I think I'm doing this right, but I'm not getting the right answer it seems.

Use variation of parameters to find a particular solution of the non-homogeneous Cauchy-Euler problem:

$\displaystyle x^2y''-2xy'+2y=x^4e^x$

I found the roots to be 1,2 so my general solution is $\displaystyle y=c_{1}x+c_{2}x^2+y_{p}$

Then I used variation of parameters.

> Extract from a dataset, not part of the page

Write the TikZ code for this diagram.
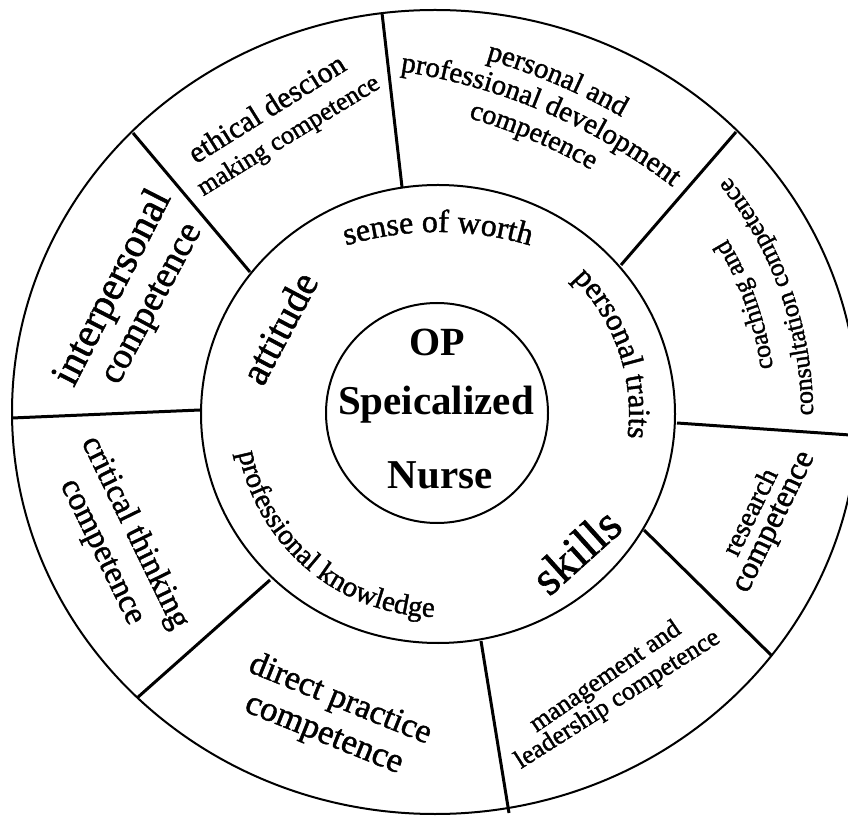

I found $\displaystyle W$, the Wronskian of $\displaystyle y_{1}$ and $\displaystyle y_{2}$, to be $\displaystyle x^2$ and $\displaystyle W_{1}$ and $\displaystyle W_{2}$ to be $\displaystyle -x^{6}e^x$ and $\displaystyle x^{5}e^x$ respectively.

Dividing $\displaystyle W_{1}$ and $\displaystyle W_{2}$ by $\displaystyle W$ I get $\displaystyle u_{1}'$ as $\displaystyle -x^{4}e^x$ and $\displaystyle u_{2}'$ as $\displaystyle x^{3}e^x$

Integrating I get $\displaystyle u_{1}=-e^{x}(x^4-4x^3+12x^2-24x+24)$ and $\displaystyle u_{2}=e^{x}(x^3-3x^2+6x-6)$

So my $\displaystyle y_{p}$ should be $\displaystyle -xe^{x}(x^4-4x^3+12x^2-24x+24)+x^{2}e^{x}(x^3-3x^2+6x-6)$

Whenever I put this in, it says it's not correct. If there's something I'm missing or that I did incorrectly, any help would be appreciated.